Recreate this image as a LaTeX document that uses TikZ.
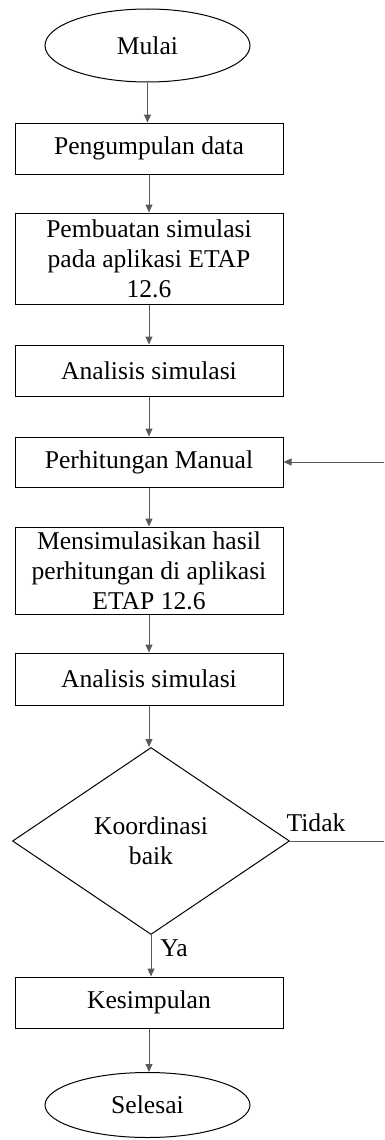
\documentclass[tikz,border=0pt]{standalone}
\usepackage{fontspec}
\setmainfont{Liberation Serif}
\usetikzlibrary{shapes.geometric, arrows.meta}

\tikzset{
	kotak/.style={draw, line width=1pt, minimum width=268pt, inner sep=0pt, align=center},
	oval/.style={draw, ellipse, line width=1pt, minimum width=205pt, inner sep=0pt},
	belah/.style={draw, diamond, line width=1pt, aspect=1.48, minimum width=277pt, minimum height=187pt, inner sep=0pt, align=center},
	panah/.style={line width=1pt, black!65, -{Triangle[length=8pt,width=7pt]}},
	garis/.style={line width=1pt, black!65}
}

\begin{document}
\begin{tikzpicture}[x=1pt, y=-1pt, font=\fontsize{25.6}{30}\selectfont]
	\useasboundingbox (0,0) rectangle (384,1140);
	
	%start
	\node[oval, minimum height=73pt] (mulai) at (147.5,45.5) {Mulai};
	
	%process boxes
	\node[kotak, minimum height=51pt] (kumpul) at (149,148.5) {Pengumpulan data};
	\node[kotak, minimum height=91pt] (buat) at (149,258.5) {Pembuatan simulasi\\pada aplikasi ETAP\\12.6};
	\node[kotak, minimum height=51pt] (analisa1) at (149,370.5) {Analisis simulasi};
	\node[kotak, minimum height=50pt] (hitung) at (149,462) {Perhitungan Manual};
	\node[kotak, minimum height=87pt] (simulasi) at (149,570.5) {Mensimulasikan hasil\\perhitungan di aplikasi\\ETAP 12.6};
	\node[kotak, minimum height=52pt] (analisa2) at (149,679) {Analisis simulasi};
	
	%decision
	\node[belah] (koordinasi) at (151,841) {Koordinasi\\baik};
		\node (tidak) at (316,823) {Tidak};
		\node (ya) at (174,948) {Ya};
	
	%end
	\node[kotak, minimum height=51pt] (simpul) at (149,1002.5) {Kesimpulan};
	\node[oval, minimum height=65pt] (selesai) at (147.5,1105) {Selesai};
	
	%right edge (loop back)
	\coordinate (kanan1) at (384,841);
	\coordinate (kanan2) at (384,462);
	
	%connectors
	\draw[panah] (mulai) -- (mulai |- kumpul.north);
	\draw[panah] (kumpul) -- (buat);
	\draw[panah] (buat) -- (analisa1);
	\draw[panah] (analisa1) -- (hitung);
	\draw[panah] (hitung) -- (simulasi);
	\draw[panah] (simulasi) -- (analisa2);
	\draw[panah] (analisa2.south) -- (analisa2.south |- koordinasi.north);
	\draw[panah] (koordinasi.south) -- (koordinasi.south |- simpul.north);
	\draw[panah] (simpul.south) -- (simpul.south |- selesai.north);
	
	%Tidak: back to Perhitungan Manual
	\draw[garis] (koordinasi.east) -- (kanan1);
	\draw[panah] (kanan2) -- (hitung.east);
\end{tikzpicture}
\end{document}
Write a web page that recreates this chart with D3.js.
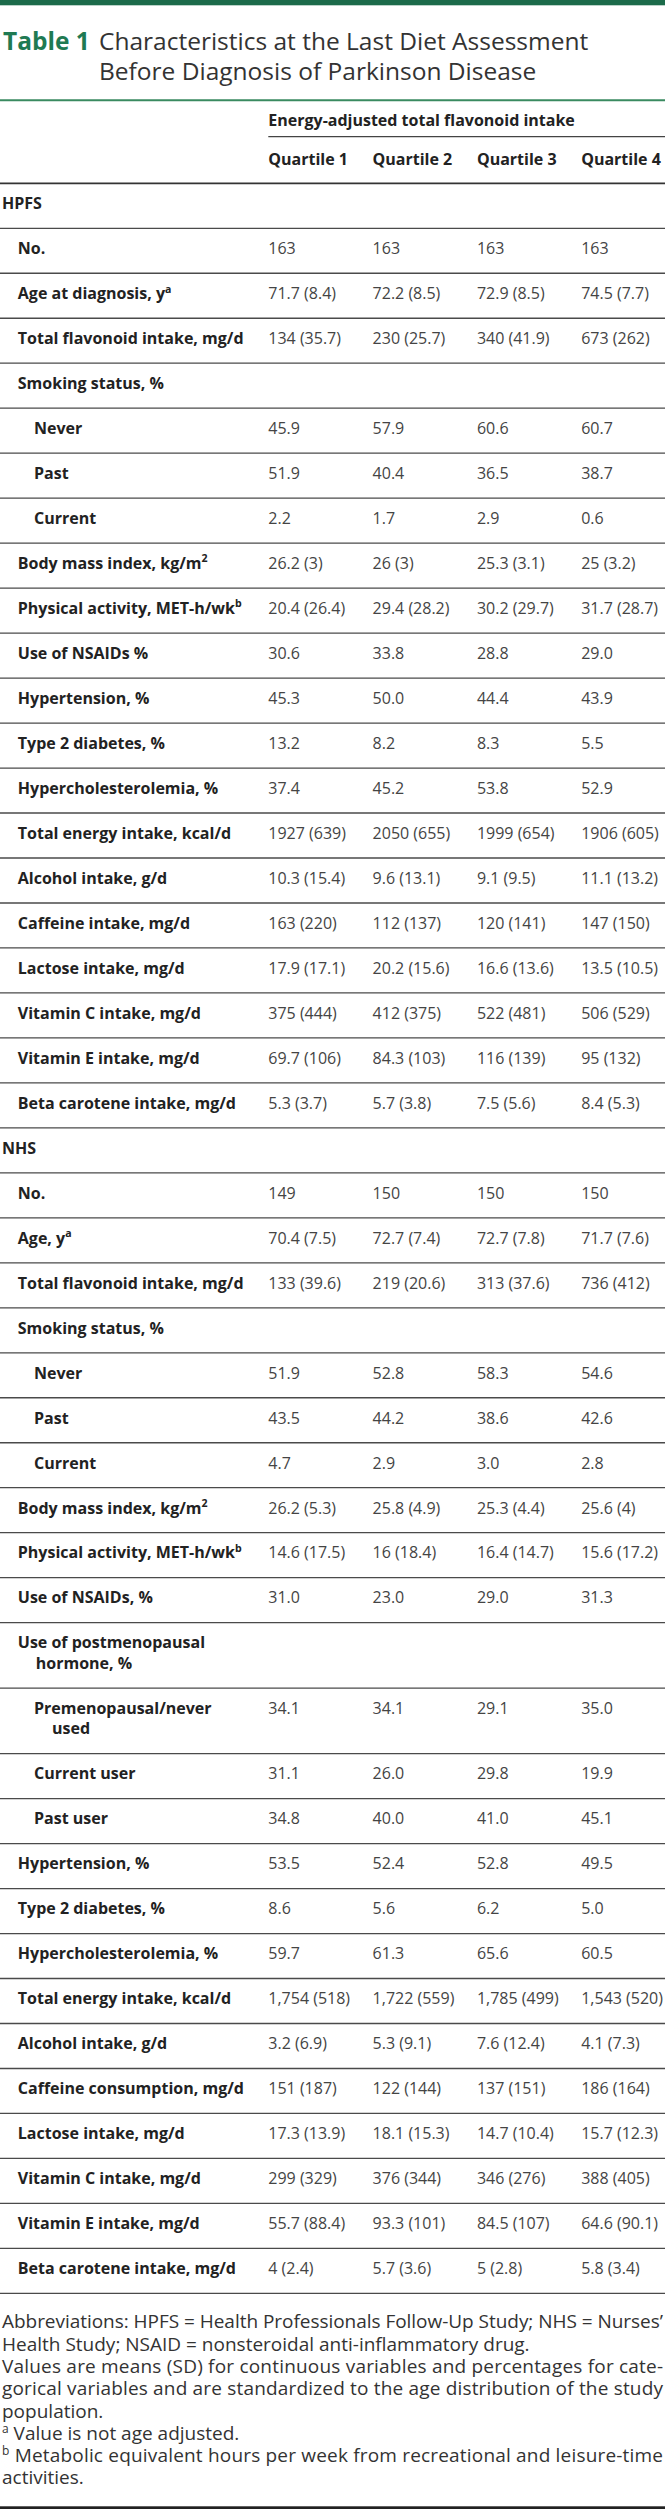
____
Give the number of lines containing the word "that". No other answer is needed.

- FULL OUTPUT
2